• [Given data]:
■ ■ ■ ■ ■ ■ ■
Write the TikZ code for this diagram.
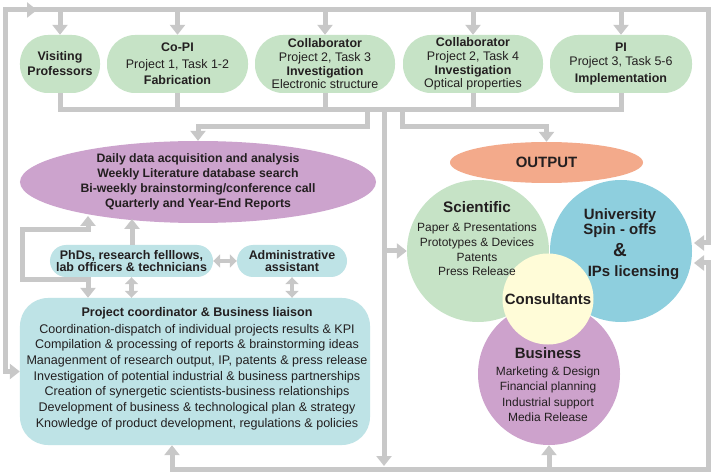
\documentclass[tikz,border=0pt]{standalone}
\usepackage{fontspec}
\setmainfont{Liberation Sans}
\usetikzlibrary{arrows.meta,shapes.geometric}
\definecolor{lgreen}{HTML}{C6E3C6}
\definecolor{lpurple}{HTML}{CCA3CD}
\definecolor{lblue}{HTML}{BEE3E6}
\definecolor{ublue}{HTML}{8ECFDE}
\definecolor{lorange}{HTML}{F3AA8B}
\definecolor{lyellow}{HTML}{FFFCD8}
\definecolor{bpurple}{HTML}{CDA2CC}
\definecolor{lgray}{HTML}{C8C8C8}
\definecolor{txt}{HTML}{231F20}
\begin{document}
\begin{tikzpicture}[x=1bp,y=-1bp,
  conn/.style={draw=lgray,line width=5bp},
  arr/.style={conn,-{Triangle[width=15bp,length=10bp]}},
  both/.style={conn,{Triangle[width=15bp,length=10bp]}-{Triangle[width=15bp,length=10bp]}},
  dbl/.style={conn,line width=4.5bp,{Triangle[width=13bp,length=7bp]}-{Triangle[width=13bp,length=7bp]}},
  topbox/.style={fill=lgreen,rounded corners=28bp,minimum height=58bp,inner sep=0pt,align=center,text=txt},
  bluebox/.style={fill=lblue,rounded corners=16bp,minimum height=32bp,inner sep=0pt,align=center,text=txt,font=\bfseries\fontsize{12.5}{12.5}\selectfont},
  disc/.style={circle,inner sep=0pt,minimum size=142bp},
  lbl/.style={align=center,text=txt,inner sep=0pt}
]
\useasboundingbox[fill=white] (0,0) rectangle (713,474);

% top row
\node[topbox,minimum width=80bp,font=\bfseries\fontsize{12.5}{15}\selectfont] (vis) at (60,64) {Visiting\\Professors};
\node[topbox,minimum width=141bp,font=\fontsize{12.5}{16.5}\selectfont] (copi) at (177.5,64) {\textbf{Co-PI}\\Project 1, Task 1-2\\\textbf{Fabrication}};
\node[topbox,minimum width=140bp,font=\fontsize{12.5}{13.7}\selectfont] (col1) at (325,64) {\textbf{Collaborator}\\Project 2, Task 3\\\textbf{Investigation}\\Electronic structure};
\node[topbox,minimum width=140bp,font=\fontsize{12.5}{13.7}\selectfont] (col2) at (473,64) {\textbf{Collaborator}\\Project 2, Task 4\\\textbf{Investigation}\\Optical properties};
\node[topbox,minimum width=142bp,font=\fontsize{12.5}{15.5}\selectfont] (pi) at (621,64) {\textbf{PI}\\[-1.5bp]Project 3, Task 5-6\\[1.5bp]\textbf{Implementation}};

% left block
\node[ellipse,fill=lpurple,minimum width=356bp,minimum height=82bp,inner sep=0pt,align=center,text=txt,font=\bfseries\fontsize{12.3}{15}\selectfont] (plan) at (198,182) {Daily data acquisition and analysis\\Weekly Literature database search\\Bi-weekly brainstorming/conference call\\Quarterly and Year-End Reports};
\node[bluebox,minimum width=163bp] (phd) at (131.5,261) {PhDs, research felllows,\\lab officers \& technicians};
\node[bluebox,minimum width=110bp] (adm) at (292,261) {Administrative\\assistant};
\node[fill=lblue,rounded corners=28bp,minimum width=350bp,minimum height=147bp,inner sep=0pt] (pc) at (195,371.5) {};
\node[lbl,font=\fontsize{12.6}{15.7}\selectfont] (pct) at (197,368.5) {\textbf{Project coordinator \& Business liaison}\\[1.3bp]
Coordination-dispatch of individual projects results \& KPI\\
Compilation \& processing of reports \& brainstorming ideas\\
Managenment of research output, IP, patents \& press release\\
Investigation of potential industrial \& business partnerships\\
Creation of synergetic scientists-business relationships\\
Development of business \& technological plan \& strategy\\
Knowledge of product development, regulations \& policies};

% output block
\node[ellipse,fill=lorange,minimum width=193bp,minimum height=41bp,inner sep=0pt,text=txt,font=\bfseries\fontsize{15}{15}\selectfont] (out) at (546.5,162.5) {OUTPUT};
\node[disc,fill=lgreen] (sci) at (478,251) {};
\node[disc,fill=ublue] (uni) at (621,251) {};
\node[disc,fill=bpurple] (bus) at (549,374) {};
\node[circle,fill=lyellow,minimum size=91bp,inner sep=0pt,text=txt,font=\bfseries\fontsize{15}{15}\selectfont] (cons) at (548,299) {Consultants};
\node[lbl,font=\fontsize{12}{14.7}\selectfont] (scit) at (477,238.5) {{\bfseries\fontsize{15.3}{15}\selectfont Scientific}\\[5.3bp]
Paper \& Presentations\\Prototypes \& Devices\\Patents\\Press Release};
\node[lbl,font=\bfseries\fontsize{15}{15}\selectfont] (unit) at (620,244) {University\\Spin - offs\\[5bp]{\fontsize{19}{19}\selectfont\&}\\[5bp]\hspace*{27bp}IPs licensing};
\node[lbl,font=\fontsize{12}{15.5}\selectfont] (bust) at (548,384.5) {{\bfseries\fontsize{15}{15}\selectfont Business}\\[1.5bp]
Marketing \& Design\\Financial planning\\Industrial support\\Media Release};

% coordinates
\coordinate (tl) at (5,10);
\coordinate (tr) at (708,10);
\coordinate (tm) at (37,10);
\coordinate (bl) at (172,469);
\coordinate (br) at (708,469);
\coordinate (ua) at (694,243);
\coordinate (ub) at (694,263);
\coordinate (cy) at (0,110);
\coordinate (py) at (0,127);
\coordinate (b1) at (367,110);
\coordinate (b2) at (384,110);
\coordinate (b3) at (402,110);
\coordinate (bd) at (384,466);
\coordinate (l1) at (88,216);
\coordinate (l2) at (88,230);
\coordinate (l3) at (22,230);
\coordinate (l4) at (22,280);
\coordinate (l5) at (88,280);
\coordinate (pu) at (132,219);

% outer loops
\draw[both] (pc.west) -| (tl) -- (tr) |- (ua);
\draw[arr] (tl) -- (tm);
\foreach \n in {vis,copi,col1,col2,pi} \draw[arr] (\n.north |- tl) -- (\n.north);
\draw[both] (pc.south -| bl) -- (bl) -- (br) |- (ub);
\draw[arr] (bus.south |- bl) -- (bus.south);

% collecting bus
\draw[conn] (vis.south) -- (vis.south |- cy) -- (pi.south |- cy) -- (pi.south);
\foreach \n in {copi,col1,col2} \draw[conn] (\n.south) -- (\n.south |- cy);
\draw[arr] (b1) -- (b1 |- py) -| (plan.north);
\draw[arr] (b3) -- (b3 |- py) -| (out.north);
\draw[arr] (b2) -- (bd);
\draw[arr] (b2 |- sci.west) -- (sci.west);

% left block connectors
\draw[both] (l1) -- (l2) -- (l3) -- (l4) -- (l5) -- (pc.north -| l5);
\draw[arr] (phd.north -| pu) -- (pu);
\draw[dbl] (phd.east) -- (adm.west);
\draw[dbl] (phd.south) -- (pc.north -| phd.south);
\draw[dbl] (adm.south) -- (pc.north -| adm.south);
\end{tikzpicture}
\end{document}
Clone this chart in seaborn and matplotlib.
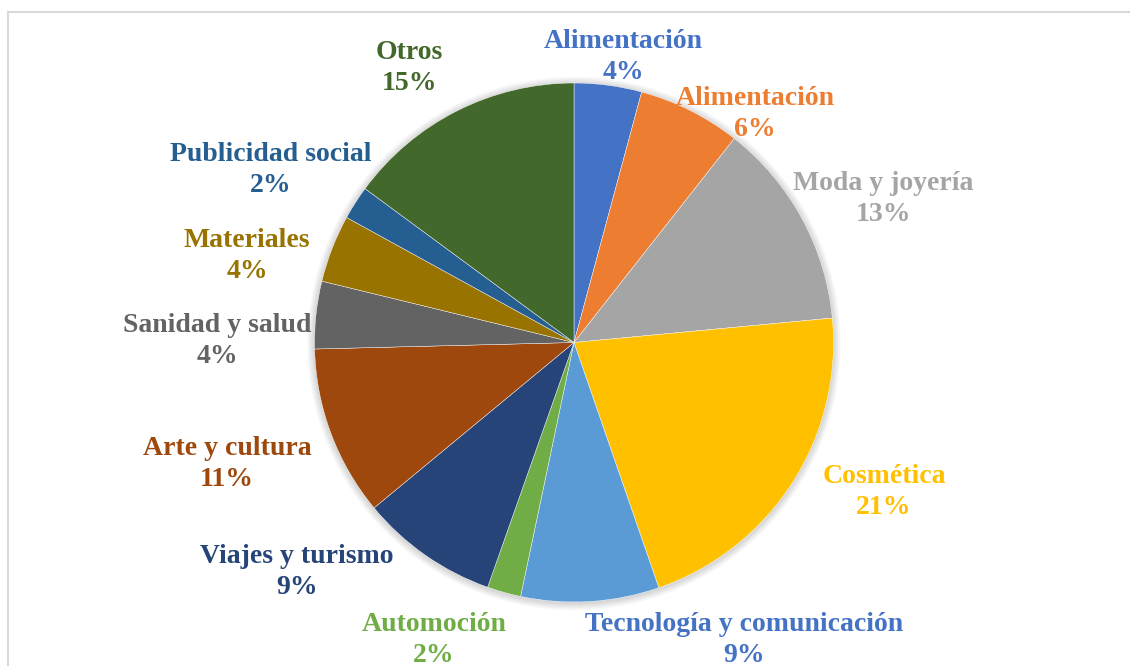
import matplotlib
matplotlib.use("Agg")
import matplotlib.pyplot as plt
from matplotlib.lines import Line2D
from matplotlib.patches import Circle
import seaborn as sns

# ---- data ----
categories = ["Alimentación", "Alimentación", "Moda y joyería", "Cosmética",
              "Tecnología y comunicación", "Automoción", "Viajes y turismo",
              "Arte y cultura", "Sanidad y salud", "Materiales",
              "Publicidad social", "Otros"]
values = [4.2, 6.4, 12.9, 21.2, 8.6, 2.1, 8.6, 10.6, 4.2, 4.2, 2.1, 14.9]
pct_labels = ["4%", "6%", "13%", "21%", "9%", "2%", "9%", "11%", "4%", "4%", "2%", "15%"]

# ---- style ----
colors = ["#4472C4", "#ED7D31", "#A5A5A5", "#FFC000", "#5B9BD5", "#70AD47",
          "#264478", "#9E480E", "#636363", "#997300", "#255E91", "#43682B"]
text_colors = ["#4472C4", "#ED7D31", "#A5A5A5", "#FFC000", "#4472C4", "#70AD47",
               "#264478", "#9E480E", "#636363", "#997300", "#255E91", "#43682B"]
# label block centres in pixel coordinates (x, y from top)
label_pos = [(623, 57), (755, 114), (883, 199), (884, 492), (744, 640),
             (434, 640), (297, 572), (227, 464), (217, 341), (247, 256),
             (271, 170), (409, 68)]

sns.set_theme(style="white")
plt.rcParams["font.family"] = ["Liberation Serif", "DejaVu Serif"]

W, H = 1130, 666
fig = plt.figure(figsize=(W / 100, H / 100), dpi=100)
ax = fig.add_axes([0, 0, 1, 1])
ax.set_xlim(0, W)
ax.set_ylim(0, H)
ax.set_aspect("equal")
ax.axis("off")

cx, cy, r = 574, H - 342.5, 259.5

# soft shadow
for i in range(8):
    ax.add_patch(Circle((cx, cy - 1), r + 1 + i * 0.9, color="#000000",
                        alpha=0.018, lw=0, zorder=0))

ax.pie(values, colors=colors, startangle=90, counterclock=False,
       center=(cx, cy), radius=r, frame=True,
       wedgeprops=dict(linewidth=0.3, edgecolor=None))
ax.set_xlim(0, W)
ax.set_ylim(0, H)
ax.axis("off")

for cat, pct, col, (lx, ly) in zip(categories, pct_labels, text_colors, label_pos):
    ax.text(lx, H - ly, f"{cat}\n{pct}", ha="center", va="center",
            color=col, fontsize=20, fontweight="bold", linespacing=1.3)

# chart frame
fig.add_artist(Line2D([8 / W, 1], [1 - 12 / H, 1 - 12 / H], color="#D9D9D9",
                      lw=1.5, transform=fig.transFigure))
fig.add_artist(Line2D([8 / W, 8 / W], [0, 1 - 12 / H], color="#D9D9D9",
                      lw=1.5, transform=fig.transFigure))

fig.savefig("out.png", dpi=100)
■ ■ ■ ■ ■ ■ ■
• [Brief]: From the listing above, copy out each line where the word "seaborn" appears.

• [Solution for this problem]:
Clone this chart in seaborn and matplotlib.
import seaborn as sns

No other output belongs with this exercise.